— Task brief —
Show every line of the records below that contains the word "this".

— start Available data —

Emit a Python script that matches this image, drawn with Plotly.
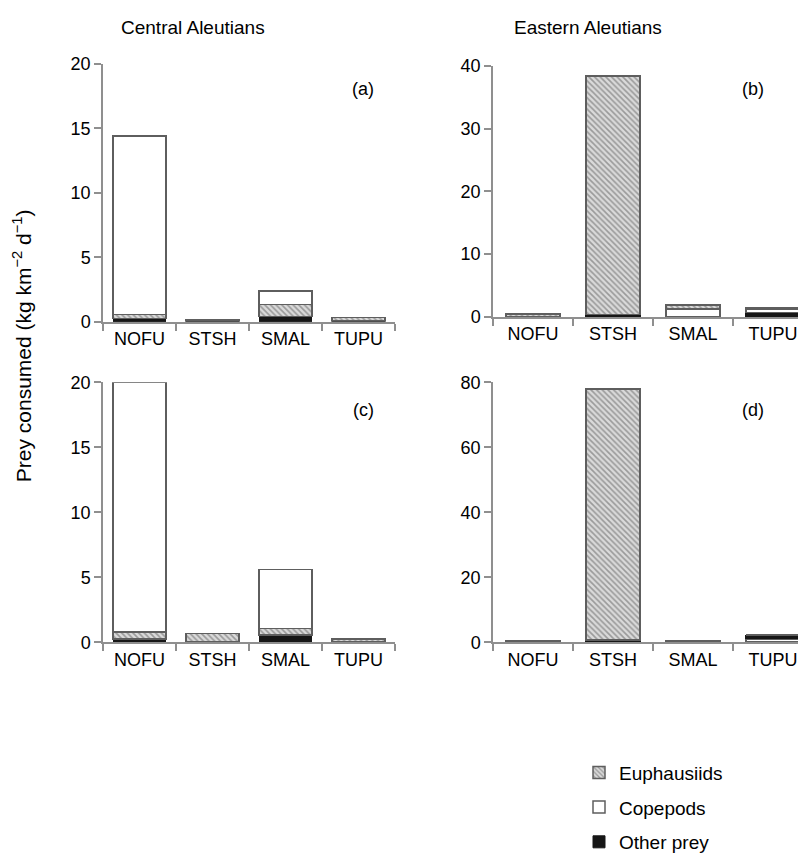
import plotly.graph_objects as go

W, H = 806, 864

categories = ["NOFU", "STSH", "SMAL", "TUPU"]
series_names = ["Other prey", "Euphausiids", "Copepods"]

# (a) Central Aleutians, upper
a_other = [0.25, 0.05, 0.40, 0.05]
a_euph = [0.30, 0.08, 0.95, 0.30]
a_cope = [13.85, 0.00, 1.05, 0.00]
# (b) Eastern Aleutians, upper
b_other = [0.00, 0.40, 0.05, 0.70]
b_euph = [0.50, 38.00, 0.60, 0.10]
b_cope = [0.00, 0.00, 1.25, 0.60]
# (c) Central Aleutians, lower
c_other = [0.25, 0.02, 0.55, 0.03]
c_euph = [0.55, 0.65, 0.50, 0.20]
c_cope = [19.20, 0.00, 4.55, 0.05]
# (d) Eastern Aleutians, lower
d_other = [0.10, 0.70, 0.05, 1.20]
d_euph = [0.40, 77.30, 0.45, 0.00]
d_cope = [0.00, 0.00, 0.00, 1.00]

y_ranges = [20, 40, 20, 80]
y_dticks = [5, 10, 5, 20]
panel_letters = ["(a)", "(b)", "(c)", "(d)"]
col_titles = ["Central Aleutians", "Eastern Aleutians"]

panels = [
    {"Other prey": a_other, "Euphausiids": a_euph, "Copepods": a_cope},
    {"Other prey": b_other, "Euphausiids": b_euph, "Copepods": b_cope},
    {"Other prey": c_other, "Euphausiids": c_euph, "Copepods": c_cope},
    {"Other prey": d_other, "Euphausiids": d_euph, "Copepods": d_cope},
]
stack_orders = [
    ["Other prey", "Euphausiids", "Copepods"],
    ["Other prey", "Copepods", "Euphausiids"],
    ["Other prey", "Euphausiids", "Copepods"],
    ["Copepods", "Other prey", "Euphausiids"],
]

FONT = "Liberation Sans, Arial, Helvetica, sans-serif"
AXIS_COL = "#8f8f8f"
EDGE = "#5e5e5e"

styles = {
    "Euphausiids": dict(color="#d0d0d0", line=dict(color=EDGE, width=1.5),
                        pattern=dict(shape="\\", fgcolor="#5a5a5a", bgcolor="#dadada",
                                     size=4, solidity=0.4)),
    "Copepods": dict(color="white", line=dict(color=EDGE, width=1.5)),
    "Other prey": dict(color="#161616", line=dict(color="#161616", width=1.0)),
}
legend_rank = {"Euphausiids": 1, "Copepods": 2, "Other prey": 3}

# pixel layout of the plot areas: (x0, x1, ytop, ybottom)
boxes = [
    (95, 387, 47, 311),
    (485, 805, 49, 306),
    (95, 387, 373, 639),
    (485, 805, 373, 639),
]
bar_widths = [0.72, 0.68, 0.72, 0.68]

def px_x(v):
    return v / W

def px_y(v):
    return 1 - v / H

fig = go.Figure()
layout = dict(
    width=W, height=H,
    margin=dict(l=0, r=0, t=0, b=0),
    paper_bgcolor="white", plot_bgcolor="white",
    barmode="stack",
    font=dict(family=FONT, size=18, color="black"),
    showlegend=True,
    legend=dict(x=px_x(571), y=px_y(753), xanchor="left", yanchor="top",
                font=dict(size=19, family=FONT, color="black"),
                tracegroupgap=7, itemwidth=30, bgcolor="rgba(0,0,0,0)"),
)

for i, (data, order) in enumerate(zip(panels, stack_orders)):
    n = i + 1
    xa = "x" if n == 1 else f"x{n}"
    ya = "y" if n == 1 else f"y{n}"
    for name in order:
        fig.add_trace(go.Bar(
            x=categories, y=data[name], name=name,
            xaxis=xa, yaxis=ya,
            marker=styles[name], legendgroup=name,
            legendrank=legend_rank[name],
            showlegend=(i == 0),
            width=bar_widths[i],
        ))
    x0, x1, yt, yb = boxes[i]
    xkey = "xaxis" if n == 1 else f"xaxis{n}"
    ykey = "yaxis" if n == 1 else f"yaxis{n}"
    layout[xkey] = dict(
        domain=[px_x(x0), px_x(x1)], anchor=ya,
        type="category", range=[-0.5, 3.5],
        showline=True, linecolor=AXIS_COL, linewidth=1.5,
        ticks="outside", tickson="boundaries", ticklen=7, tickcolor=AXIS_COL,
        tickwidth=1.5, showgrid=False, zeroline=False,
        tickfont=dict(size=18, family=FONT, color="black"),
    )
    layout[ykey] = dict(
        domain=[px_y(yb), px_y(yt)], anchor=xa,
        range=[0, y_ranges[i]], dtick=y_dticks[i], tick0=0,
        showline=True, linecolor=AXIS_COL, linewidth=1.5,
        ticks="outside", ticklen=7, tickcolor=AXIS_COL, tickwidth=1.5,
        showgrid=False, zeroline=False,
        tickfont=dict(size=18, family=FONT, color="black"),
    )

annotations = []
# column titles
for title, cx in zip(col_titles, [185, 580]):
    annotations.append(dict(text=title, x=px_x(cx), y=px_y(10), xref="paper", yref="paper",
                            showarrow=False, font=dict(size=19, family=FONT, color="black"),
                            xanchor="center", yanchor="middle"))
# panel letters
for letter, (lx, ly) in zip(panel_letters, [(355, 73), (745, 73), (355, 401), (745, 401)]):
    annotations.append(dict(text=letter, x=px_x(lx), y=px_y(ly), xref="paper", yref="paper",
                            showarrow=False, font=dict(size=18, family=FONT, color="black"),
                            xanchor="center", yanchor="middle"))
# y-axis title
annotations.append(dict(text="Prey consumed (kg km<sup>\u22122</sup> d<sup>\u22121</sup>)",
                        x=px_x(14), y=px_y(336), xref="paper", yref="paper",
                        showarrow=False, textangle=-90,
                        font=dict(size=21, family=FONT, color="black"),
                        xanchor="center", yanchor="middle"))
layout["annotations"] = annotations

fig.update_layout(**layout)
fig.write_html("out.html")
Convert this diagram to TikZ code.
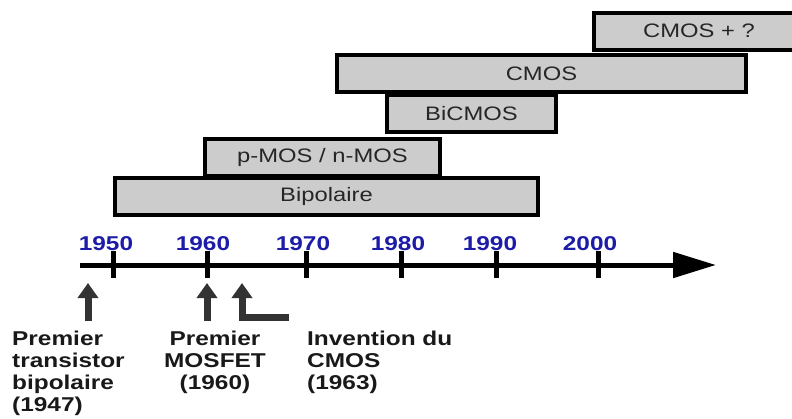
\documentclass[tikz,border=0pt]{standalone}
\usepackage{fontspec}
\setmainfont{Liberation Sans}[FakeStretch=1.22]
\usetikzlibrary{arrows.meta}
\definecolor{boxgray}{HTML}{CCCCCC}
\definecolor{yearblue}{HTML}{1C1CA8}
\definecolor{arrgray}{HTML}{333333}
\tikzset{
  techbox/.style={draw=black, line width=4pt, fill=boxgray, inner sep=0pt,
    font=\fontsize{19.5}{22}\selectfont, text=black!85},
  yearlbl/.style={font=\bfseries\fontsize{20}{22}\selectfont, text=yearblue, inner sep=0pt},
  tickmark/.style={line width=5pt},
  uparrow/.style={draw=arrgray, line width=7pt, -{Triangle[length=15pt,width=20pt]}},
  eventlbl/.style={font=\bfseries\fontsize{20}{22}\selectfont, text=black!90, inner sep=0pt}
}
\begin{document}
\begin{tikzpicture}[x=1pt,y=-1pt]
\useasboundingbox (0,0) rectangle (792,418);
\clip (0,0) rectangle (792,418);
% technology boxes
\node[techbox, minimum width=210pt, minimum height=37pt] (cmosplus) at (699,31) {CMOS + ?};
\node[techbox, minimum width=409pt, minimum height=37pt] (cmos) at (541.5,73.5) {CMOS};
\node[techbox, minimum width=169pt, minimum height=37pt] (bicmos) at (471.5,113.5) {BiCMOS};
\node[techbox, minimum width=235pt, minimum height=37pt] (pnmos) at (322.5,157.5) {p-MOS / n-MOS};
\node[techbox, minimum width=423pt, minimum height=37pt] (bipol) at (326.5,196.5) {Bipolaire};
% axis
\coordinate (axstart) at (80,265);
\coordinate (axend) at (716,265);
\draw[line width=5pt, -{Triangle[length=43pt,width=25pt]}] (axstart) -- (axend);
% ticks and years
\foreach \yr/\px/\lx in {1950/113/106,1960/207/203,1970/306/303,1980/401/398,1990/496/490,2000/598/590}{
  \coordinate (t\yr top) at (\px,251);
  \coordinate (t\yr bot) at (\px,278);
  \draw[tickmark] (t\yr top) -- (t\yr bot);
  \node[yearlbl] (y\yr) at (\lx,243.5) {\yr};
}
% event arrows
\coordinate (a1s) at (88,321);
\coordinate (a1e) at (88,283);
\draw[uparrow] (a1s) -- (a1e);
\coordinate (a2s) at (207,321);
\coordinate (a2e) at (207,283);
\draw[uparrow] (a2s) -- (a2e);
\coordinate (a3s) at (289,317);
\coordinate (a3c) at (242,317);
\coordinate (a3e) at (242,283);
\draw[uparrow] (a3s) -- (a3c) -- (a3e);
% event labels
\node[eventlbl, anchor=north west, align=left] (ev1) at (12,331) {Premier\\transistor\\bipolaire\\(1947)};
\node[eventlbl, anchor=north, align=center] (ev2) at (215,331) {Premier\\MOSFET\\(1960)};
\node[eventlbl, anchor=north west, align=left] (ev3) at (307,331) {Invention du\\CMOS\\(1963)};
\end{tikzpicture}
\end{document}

— end Available data —

— Finished task —
Emit a Python script that matches this image, drawn with Plotly.
Convert this diagram to TikZ code.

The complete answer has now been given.